The four countries are among 15 competing for 14 seats on the Human Rights Council, which last year replaced its largely discredited predecessor, the Commission on Human Rights. The U.N. General Assembly will elect the new members on May 17.
In a report on the council’s first year, one of the groups, UN Watch, said it had been little better than its forerunner, with the majority of its acts being condemnations of Israel.
Some other groups have been less critical of the Council.
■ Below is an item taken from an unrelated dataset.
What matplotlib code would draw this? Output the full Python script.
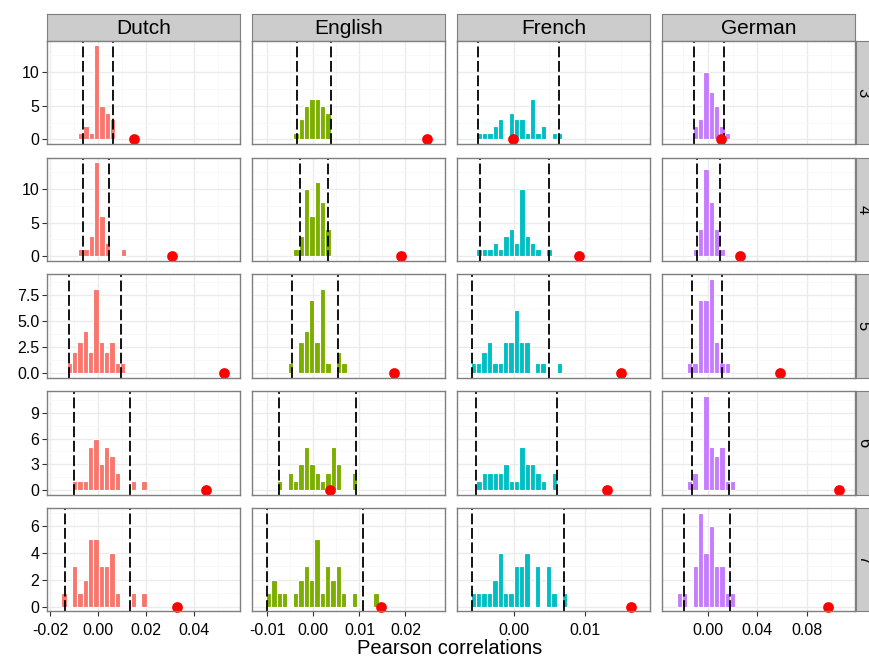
import numpy as np
import matplotlib
matplotlib.use("Agg")
import matplotlib.pyplot as plt

plt.rcParams["font.family"] = ["Liberation Sans", "DejaVu Sans"]

languages = ["Dutch", "English", "French", "German"]
windows = ["3", "4", "5", "6", "7"]
colors = ["#F8766D", "#7CAE00", "#00BFC4", "#C77CFF"]

# histogram bin width per language (free x scale per column)
bin_width = {"Dutch": 0.00222, "English": 0.001164, "French": 0.000751, "German": 0.00433}

# left edge of first bin, one per window size (3..7)
bin_start = {
    "Dutch": [-0.0084, -0.0084, -0.0131, -0.0109, -0.0153],
    "English": [-0.0044, -0.0044, -0.0056, -0.0079, -0.0103],
    "French": [-0.0052, -0.0052, -0.0060, -0.0052, -0.0060],
    "German": [-0.0125, -0.0125, -0.0169, -0.0169, -0.0255],
}
counts = {
    "Dutch": [
        [1, 2, 1, 14, 5, 4, 3],
        [1, 1, 3, 14, 6, 2, 0, 0, 1],
        [1, 2, 3, 4, 2, 8, 3, 2, 3, 1, 1],
        [1, 1, 1, 5, 6, 3, 5, 4, 2, 0, 0, 1, 0, 1],
        [1, 0, 3, 1, 2, 5, 5, 3, 3, 4, 1, 0, 0, 1, 0, 1],
    ],
    "English": [
        [1, 3, 5, 6, 6, 5, 4],
        [1, 3, 10, 6, 11, 8, 4],
        [1, 0, 3, 4, 7, 3, 8, 1, 0, 2, 1],
        [1, 0, 2, 1, 3, 5, 3, 2, 1, 2, 5, 3, 0, 0, 2],
        [1, 2, 1, 1, 0, 1, 2, 3, 2, 5, 1, 3, 2, 3, 1, 0, 1, 0, 0, 0, 1],
    ],
    "French": [
        [1, 1, 1, 2, 3, 0, 4, 3, 3, 1, 6, 1, 2, 0, 1, 1],
        [1, 1, 1, 2, 1, 3, 4, 2, 10, 3, 2, 1, 0, 1],
        [1, 1, 2, 3, 1, 1, 3, 3, 6, 3, 3, 0, 1, 1, 0, 0, 1],
        [1, 2, 2, 2, 2, 3, 1, 1, 5, 3, 3, 2, 1, 0, 2],
        [1, 1, 1, 1, 2, 4, 1, 1, 3, 3, 4, 0, 3, 0, 3, 1, 0, 1],
    ],
    "German": [
        [2, 3, 10, 7, 5, 2, 1],
        [1, 4, 13, 8, 4, 1],
        [1, 1, 7, 7, 9, 3, 1, 1],
        [1, 2, 0, 11, 5, 4, 5, 1, 1],
        [1, 1, 0, 3, 7, 4, 6, 3, 3, 1, 1],
    ],
}
# permutation interval bounds (dashed lines) and observed correlation (red dot)
lower = {
    "Dutch": [-0.0061, -0.0062, -0.0122, -0.0100, -0.0139],
    "English": [-0.0035, -0.0030, -0.0046, -0.0074, -0.0100],
    "French": [-0.0050, -0.0047, -0.0058, -0.0053, -0.0058],
    "German": [-0.0116, -0.0089, -0.0132, -0.0130, -0.0195],
}
upper = {
    "Dutch": [0.0060, 0.0045, 0.0095, 0.0133, 0.0133],
    "English": [0.0039, 0.0031, 0.0054, 0.0092, 0.0108],
    "French": [0.0064, 0.0049, 0.0050, 0.0061, 0.0070],
    "German": [0.0127, 0.0098, 0.0116, 0.0168, 0.0179],
}
observed = {
    "Dutch": [0.0148, 0.0307, 0.0522, 0.0448, 0.0328],
    "English": [0.0247, 0.0190, 0.0174, 0.0035, 0.0146],
    "French": [-0.0001, 0.0092, 0.0151, 0.0131, 0.0164],
    "German": [0.0105, 0.0260, 0.0584, 0.1065, 0.0976],
}

xlims = [(-0.02125, 0.059), (-0.01334, 0.02858), (-0.00793, 0.01911), (-0.0373, 0.1192)]
xticks = [[-0.02, 0.0, 0.02, 0.04], [-0.01, 0.0, 0.01, 0.02], [0.0, 0.01], [0.0, 0.04, 0.08]]
xticklabels = [["-0.02", "0.00", "0.02", "0.04"], ["-0.01", "0.00", "0.01", "0.02"],
               ["0.00", "0.01"], ["0.00", "0.04", "0.08"]]
xstep = [0.02, 0.01, 0.01, 0.04]
ylims = [(-0.7, 14.7), (-0.7, 14.7), (-0.45, 9.45), (-0.55, 11.55), (-0.35, 7.35)]
yticks = [[0, 5, 10], [0, 5, 10], [0, 2.5, 5, 7.5], [0, 3, 6, 9], [0, 2, 4, 6]]
yticklabels = [["0", "5", "10"], ["0", "5", "10"], ["0.0", "2.5", "5.0", "7.5"],
               ["0", "3", "6", "9"], ["0", "2", "4", "6"]]
ystep = [5, 5, 2.5, 3, 2]

W, H = 869, 657
fig = plt.figure(figsize=(W / 100, H / 100), dpi=100)


def box(x0, y0, w, h):
    return [x0 / W, 1 - (y0 + h) / H, w / W, h / H]


col_left = [47, 252, 457, 662]
row_top = [40.7, 157.5, 274.3, 391.1, 507.9]
pw, ph = 193, 103.4

for j, lang in enumerate(languages):
    # top strip
    s = fig.add_axes(box(col_left[j], 14, pw, row_top[0] - 14))
    s.set_facecolor("#cccccc")
    s.set_xticks([])
    s.set_yticks([])
    for sp in s.spines.values():
        sp.set_color("#7f7f7f")
    s.text(0.5, 0.45, lang, ha="center", va="center", fontsize=15, transform=s.transAxes)

    for i, win in enumerate(windows):
        ax = fig.add_axes(box(col_left[j], row_top[i], pw, ph))
        ax.set_xlim(xlims[j])
        ax.set_ylim(ylims[i])
        # grid
        x0 = xticks[j][0] - 2 * xstep[j]
        for k in range(12):
            gx = x0 + k * xstep[j] / 2
            ax.axvline(gx, color="#ebebeb" if k % 2 == 0 else "#f7f7f7",
                       lw=1.0 if k % 2 == 0 else 0.6, zorder=0)
        for k in range(-2, 12):
            gy = k * ystep[i] / 2
            ax.axhline(gy, color="#ebebeb" if k % 2 == 0 else "#f7f7f7",
                       lw=1.0 if k % 2 == 0 else 0.6, zorder=0)

        c = counts[lang][i]
        edges = bin_start[lang][i] + bin_width[lang] * np.arange(len(c))
        ax.bar(edges, c, width=bin_width[lang], align="edge", color=colors[j],
               edgecolor="white", linewidth=0.8, zorder=2)
        for v in (lower[lang][i], upper[lang][i]):
            ax.axvline(v, color="black", lw=1.3, linestyle=(0, (6, 2)), zorder=3)
        ax.scatter([observed[lang][i]], [0], s=60, color="red", zorder=4,
                   clip_on=False, linewidths=0)

        for sp in ax.spines.values():
            sp.set_color("#7f7f7f")
            sp.set_linewidth(1.0)
            sp.set_zorder(5)
        ax.tick_params(length=3.5, width=0.8, color="#333333", labelsize=11.5,
                       labelcolor="black", pad=2)
        ax.tick_params(axis="x", pad=5)
        if j == 0:
            ax.set_yticks(yticks[i])
            ax.set_yticklabels(yticklabels[i])
        else:
            ax.set_yticks([])
        if i == len(windows) - 1:
            ax.set_xticks(xticks[j])
            ax.set_xticklabels(xticklabels[j])
        else:
            ax.set_xticks([])

        if j == len(languages) - 1:
            r = fig.add_axes(box(855.5, row_top[i], 22, ph))
            r.set_facecolor("#cccccc")
            r.set_xticks([])
            r.set_yticks([])
            for sp in r.spines.values():
                sp.set_color("#7f7f7f")
            r.text(0.35, 0.5, win, ha="center", va="center", rotation=270,
                   fontsize=12, transform=r.transAxes)

fig.text(450 / W, 1 - 649 / H, "Pearson correlations", ha="center", va="center", fontsize=14.5)

fig.savefig("out.png", dpi=100)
In March, New York-based Human Rights Watch urged the United States, which has so far declined to stand for membership, to appoint a full-time envoy to the body.
The group’s executive director, Kenneth Roth, said in a letter to Secretary of State Condoleezza Rice that while the Council "is imperfect, it is the premier international forum for the protection of human rights and fundamental freedoms. No viable alternative exists."
Monday’s joint report by UN Watch and Freedom House on next week’s election said Angola, Belarus, Egypt and Qatar "are authoritarian regimes with negative U.N. voting records (on rights issues) and are not qualified to be Council members".
Only 14 of the 47 seats on the Geneva-based Council fall vacant this year. Under the regional structure, only the Western group at present faces a contest, with Denmark, Italy and the Netherlands competing for two seats.
CAST A SHADOW
Belarus and Slovenia are standing for the two Eastern European seats. Thomas Melia, deputy executive director of U.S.-based Freedom House, said Western countries seeking to push out Belarus wanted Bosnia to run as well, but diplomats said Slovenia had threatened to stand down if it did.
The United States and European Union have long accused Belarus President Alexander Lukashenko of crushing all opposition and muzzling independent media.
The Slovenian mission to the United Nations declined comment.
The rights groups’ report described Slovenia, Denmark, Italy and the Netherlands as "well qualified" for the Council. Among other candidates, it called Bolivia, India, Indonesia, Madagascar, Nicaragua, the Philippines and South Africa as "questionable".
India, Indonesia, the Netherlands, the Philippines and South Africa are existing members standing for re-election.
The Council was set up after former U.N. Secretary-General Kofi Annan said its predecessor suffered from a "credibility deficit" that cast "a shadow on the reputation of the United Nations system as a whole". That body had been criticized in the West for ignoring rights abuses in developing countries.
But the Council too has been troubled by conflicting concepts of rights. Geneva-based UN Watch said it "has not been an improvement over the much-derided Commission. In some ways it has even been worse."
Of 12 country-specific resolutions by the Council, nine had been censures of Israel, while three had related to Sudan, the group said.